» **EXERCISE REQUIREMENTS**
Would you write out the listing verbatim and skip every picture in it?

----

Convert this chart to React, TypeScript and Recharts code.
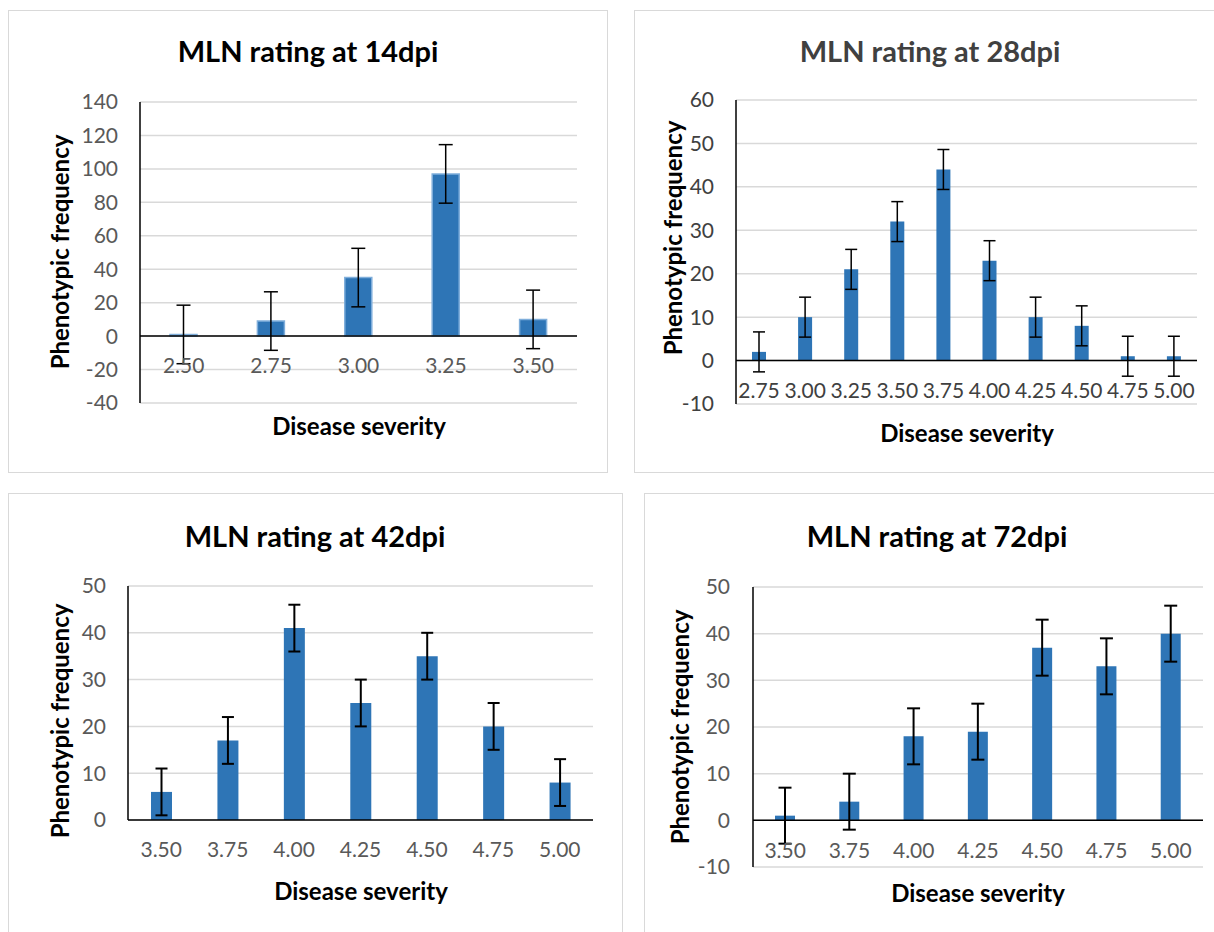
import { BarChart, Bar, XAxis, YAxis, CartesianGrid, ReferenceLine, ErrorBar } from "recharts";

// 14 dpi
const CATS_14 = ["2.50", "2.75", "3.00", "3.25", "3.50"];
const FREQ_14 = [1, 9, 35, 97, 10];
const ERR_14 = [17.5, 17.5, 17.5, 17.5, 17.5];
const TICKS_14 = [-40, -20, 0, 20, 40, 60, 80, 100, 120, 140];

// 28 dpi
const CATS_28 = ["2.75", "3.00", "3.25", "3.50", "3.75", "4.00", "4.25", "4.50", "4.75", "5.00"];
const FREQ_28 = [2, 10, 21, 32, 44, 23, 10, 8, 1, 1];
const ERR_28 = [4.6, 4.6, 4.6, 4.6, 4.6, 4.6, 4.6, 4.6, 4.6, 4.6];
const TICKS_28 = [-10, 0, 10, 20, 30, 40, 50, 60];

// 42 dpi
const CATS_42 = ["3.50", "3.75", "4.00", "4.25", "4.50", "4.75", "5.00"];
const FREQ_42 = [6, 17, 41, 25, 35, 20, 8];
const ERR_42 = [5, 5, 5, 5, 5, 5, 5];
const TICKS_42 = [0, 10, 20, 30, 40, 50];

// 72 dpi
const CATS_72 = ["3.50", "3.75", "4.00", "4.25", "4.50", "4.75", "5.00"];
const FREQ_72 = [1, 4, 18, 19, 37, 33, 40];
const ERR_72 = [6, 6, 6, 6, 6, 6, 6];
const TICKS_72 = [-10, 0, 10, 20, 30, 40, 50];

const FONT = "Lato, 'Open Sans', sans-serif";
const BLUE = "#2E75B6";
const TICK_SIZE = 21;

type Row = { cat: string; value: number; err: number };

const build = (cats: string[], vals: number[], errs: number[]): Row[] =>
  cats.map((c, i) => ({ cat: c, value: vals[i], err: errs[i] }));

interface PanelProps {
  title: string;
  data: Row[];
  ticks: number[];
  box: { x: number; y: number; w: number; h: number };
  plot: { l: number; t: number; r: number; b: number };
  titlePos: [number, number];
  xTitlePos: [number, number];
  yTitlePos: [number, number];
  barSize: number;
  cap: number;
  errWidth: number;
  tickGap: number;
  glow?: boolean;
  textColor?: string;
}

function Panel(p: PanelProps) {
  const min = p.ticks[0];
  const max = p.ticks[p.ticks.length - 1];
  const plotW = p.plot.r - p.plot.l;
  const plotH = p.plot.b - p.plot.t;
  const padL = 80;
  const padT = 20;
  const zeroY = padT + (plotH * max) / (max - min);
  const tickColor = p.textColor ?? "#595959";

  const renderXTick = (props: any) => (
    <text
      x={props.x}
      y={zeroY + 30}
      dy="0.35em"
      textAnchor="middle"
      fill={tickColor}
      fontSize={TICK_SIZE}
      fontFamily={FONT}
    >
      {props.payload.value}
    </text>
  );

  const label = (pos: [number, number], text: string, size: number, rotate = false, color = "#000") => (
    <div
      style={{
        position: "absolute",
        left: pos[0],
        top: pos[1],
        transform: `translate(-50%, -50%)${rotate ? " rotate(-90deg)" : ""}`,
        whiteSpace: "nowrap",
        fontFamily: FONT,
        fontWeight: 700,
        fontSize: size,
        color,
      }}
    >
      {text}
    </div>
  );

  return (
    <>
      <div
        style={{
          position: "absolute",
          left: p.box.x,
          top: p.box.y,
          width: p.box.w,
          height: p.box.h,
          border: "1.5px solid #D9D9D9",
          boxSizing: "border-box",
        }}
      />
      {label(p.titlePos, p.title, 29, false, p.textColor ?? "#000")}
      {label(p.xTitlePos, "Disease severity", 24)}
      {label(p.yTitlePos, "Phenotypic frequency", 24, true)}
      <div style={{ position: "absolute", left: p.plot.l - padL, top: p.plot.t - padT }}>
        <BarChart
          width={plotW + padL + 10}
          height={plotH + padT + 50}
          data={p.data}
          margin={{ top: padT, right: 10, bottom: 20, left: 20 }}
          barSize={p.barSize}
        >
          <CartesianGrid vertical={false} stroke="#D9D9D9" strokeWidth={1.5} />
          <XAxis dataKey="cat" height={30} axisLine={false} tickLine={false} tick={renderXTick} interval={0} />
          <YAxis
            width={60}
            domain={[min, max]}
            ticks={p.ticks}
            interval={0}
            tickSize={0}
            tickMargin={p.tickGap}
            axisLine={{ stroke: "#000", strokeWidth: 1.5 }}
            tickLine={false}
            tick={{ fill: tickColor, fontSize: TICK_SIZE, fontFamily: FONT }}
          />
          <Bar
            dataKey="value"
            fill={BLUE}
            stroke={p.glow ? "#7FAEDB" : undefined}
            strokeWidth={p.glow ? 1.5 : 0}
            isAnimationActive={false}
          >
            <ErrorBar dataKey="err" width={p.cap} stroke="#000" strokeWidth={p.errWidth} />
          </Bar>
          <ReferenceLine y={0} stroke="#000" strokeWidth={1.5} />
        </BarChart>
      </div>
    </>
  );
}

export default function App() {
  return (
    <div
      style={{
        position: "absolute",
        left: 0,
        top: 0,
        width: 1214,
        height: 932,
        overflow: "hidden",
        background: "#fff",
      }}
    >
      <Panel
        title="MLN rating at 14dpi"
        data={build(CATS_14, FREQ_14, ERR_14)}
        ticks={TICKS_14}
        box={{ x: 8, y: 10, w: 600, h: 463 }}
        plot={{ l: 140, t: 102, r: 577, b: 403 }}
        titlePos={[308, 50]}
        xTitlePos={[359, 425]}
        yTitlePos={[59, 252]}
        barSize={27}
        cap={7}
        errWidth={1.5}
        tickGap={22}
        glow
      />
      <Panel
        title="MLN rating at 28dpi"
        data={build(CATS_28, FREQ_28, ERR_28)}
        ticks={TICKS_28}
        box={{ x: 634, y: 10, w: 620, h: 463 }}
        plot={{ l: 736, t: 100, r: 1197, b: 404 }}
        titlePos={[930, 50]}
        xTitlePos={[967, 432]}
        yTitlePos={[672, 238]}
        barSize={14}
        cap={6}
        errWidth={1.5}
        tickGap={22}
        textColor="#404040"
      />
      <Panel
        title="MLN rating at 42dpi"
        data={build(CATS_42, FREQ_42, ERR_42)}
        ticks={TICKS_42}
        box={{ x: 8, y: 493, w: 615, h: 470 }}
        plot={{ l: 128, t: 586, r: 593, b: 820 }}
        titlePos={[315, 535]}
        xTitlePos={[361, 890]}
        yTitlePos={[59, 721]}
        barSize={21}
        cap={6}
        errWidth={2}
        tickGap={22}
      />
      <Panel
        title="MLN rating at 72dpi"
        data={build(CATS_72, FREQ_72, ERR_72)}
        ticks={TICKS_72}
        box={{ x: 644, y: 493, w: 620, h: 470 }}
        plot={{ l: 753, t: 587, r: 1203, b: 867 }}
        titlePos={[937, 535]}
        xTitlePos={[978, 892]}
        yTitlePos={[679, 727]}
        barSize={20}
        cap={6.5}
        errWidth={2}
        tickGap={23}
      />
    </div>
  );
}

----

» **RESULT OF THIS EXERCISE**
Convert this chart to React, TypeScript and Recharts code.
import { BarChart, Bar, XAxis, YAxis, CartesianGrid, ReferenceLine, ErrorBar } from "recharts";

// 14 dpi
const CATS_14 = ["2.50", "2.75", "3.00", "3.25", "3.50"];
const FREQ_14 = [1, 9, 35, 97, 10];
const ERR_14 = [17.5, 17.5, 17.5, 17.5, 17.5];
const TICKS_14 = [-40, -20, 0, 20, 40, 60, 80, 100, 120, 140];

// 28 dpi
const CATS_28 = ["2.75", "3.00", "3.25", "3.50", "3.75", "4.00", "4.25", "4.50", "4.75", "5.00"];
const FREQ_28 = [2, 10, 21, 32, 44, 23, 10, 8, 1, 1];
const ERR_28 = [4.6, 4.6, 4.6, 4.6, 4.6, 4.6, 4.6, 4.6, 4.6, 4.6];
const TICKS_28 = [-10, 0, 10, 20, 30, 40, 50, 60];

// 42 dpi
const CATS_42 = ["3.50", "3.75", "4.00", "4.25", "4.50", "4.75", "5.00"];
const FREQ_42 = [6, 17, 41, 25, 35, 20, 8];
const ERR_42 = [5, 5, 5, 5, 5, 5, 5];
const TICKS_42 = [0, 10, 20, 30, 40, 50];

// 72 dpi
const CATS_72 = ["3.50", "3.75", "4.00", "4.25", "4.50", "4.75", "5.00"];
const FREQ_72 = [1, 4, 18, 19, 37, 33, 40];
const ERR_72 = [6, 6, 6, 6, 6, 6, 6];
const TICKS_72 = [-10, 0, 10, 20, 30, 40, 50];

const FONT = "Lato, 'Open Sans', sans-serif";
const BLUE = "#2E75B6";
const TICK_SIZE = 21;

type Row = { cat: string; value: number; err: number };

const build = (cats: string[], vals: number[], errs: number[]): Row[] =>
  cats.map((c, i) => ({ cat: c, value: vals[i], err: errs[i] }));

interface PanelProps {
  title: string;
  data: Row[];
  ticks: number[];
  box: { x: number; y: number; w: number; h: number };
  plot: { l: number; t: number; r: number; b: number };
  titlePos: [number, number];
  xTitlePos: [number, number];
  yTitlePos: [number, number];
  barSize: number;
  cap: number;
  errWidth: number;
  tickGap: number;
  glow?: boolean;
  textColor?: string;
}

function Panel(p: PanelProps) {
  const min = p.ticks[0];
  const max = p.ticks[p.ticks.length - 1];
  const plotW = p.plot.r - p.plot.l;
  const plotH = p.plot.b - p.plot.t;
  const padL = 80;
  const padT = 20;
  const zeroY = padT + (plotH * max) / (max - min);
  const tickColor = p.textColor ?? "#595959";

  const renderXTick = (props: any) => (
    <text
      x={props.x}
      y={zeroY + 30}
      dy="0.35em"
      textAnchor="middle"
      fill={tickColor}
      fontSize={TICK_SIZE}
      fontFamily={FONT}
    >
      {props.payload.value}
    </text>
  );

  const label = (pos: [number, number], text: string, size: number, rotate = false, color = "#000") => (
    <div
      style={{
        position: "absolute",
        left: pos[0],
        top: pos[1],
        transform: `translate(-50%, -50%)${rotate ? " rotate(-90deg)" : ""}`,
        whiteSpace: "nowrap",
        fontFamily: FONT,
        fontWeight: 700,
        fontSize: size,
        color,
      }}
    >
      {text}
    </div>
  );

  return (
    <>
      <div
        style={{
          position: "absolute",
          left: p.box.x,
          top: p.box.y,
          width: p.box.w,
          height: p.box.h,
          border: "1.5px solid #D9D9D9",
          boxSizing: "border-box",
        }}
      />
      {label(p.titlePos, p.title, 29, false, p.textColor ?? "#000")}
      {label(p.xTitlePos, "Disease severity", 24)}
      {label(p.yTitlePos, "Phenotypic frequency", 24, true)}
      <div style={{ position: "absolute", left: p.plot.l - padL, top: p.plot.t - padT }}>
        <BarChart
          width={plotW + padL + 10}
          height={plotH + padT + 50}
          data={p.data}
          margin={{ top: padT, right: 10, bottom: 20, left: 20 }}
          barSize={p.barSize}
        >
          <CartesianGrid vertical={false} stroke="#D9D9D9" strokeWidth={1.5} />
          <XAxis dataKey="cat" height={30} axisLine={false} tickLine={false} tick={renderXTick} interval={0} />
          <YAxis
            width={60}
            domain={[min, max]}
            ticks={p.ticks}
            interval={0}
            tickSize={0}
            tickMargin={p.tickGap}
            axisLine={{ stroke: "#000", strokeWidth: 1.5 }}
            tickLine={false}
            tick={{ fill: tickColor, fontSize: TICK_SIZE, fontFamily: FONT }}
          />
          <Bar
            dataKey="value"
            fill={BLUE}
            stroke={p.glow ? "#7FAEDB" : undefined}
            strokeWidth={p.glow ? 1.5 : 0}
            isAnimationActive={false}
          >
            <ErrorBar dataKey="err" width={p.cap} stroke="#000" strokeWidth={p.errWidth} />
          </Bar>
          <ReferenceLine y={0} stroke="#000" strokeWidth={1.5} />
        </BarChart>
      </div>
    </>
  );
}

export default function App() {
  return (
    <div
      style={{
        position: "absolute",
        left: 0,
        top: 0,
        width: 1214,
        height: 932,
        overflow: "hidden",
        background: "#fff",
      }}
    >
      <Panel
        title="MLN rating at 14dpi"
        data={build(CATS_14, FREQ_14, ERR_14)}
        ticks={TICKS_14}
        box={{ x: 8, y: 10, w: 600, h: 463 }}
        plot={{ l: 140, t: 102, r: 577, b: 403 }}
        titlePos={[308, 50]}
        xTitlePos={[359, 425]}
        yTitlePos={[59, 252]}
        barSize={27}
        cap={7}
        errWidth={1.5}
        tickGap={22}
        glow
      />
      <Panel
        title="MLN rating at 28dpi"
        data={build(CATS_28, FREQ_28, ERR_28)}
        ticks={TICKS_28}
        box={{ x: 634, y: 10, w: 620, h: 463 }}
        plot={{ l: 736, t: 100, r: 1197, b: 404 }}
        titlePos={[930, 50]}
        xTitlePos={[967, 432]}
        yTitlePos={[672, 238]}
        barSize={14}
        cap={6}
        errWidth={1.5}
        tickGap={22}
        textColor="#404040"
      />
      <Panel
        title="MLN rating at 42dpi"
        data={build(CATS_42, FREQ_42, ERR_42)}
        ticks={TICKS_42}
        box={{ x: 8, y: 493, w: 615, h: 470 }}
        plot={{ l: 128, t: 586, r: 593, b: 820 }}
        titlePos={[315, 535]}
        xTitlePos={[361, 890]}
        yTitlePos={[59, 721]}
        barSize={21}
        cap={6}
        errWidth={2}
        tickGap={22}
      />
      <Panel
        title="MLN rating at 72dpi"
        data={build(CATS_72, FREQ_72, ERR_72)}
        ticks={TICKS_72}
        box={{ x: 644, y: 493, w: 620, h: 470 }}
        plot={{ l: 753, t: 587, r: 1203, b: 867 }}
        titlePos={[937, 535]}
        xTitlePos={[978, 892]}
        yTitlePos={[679, 727]}
        barSize={20}
        cap={6.5}
        errWidth={2}
        tickGap={23}
      />
    </div>
  );
}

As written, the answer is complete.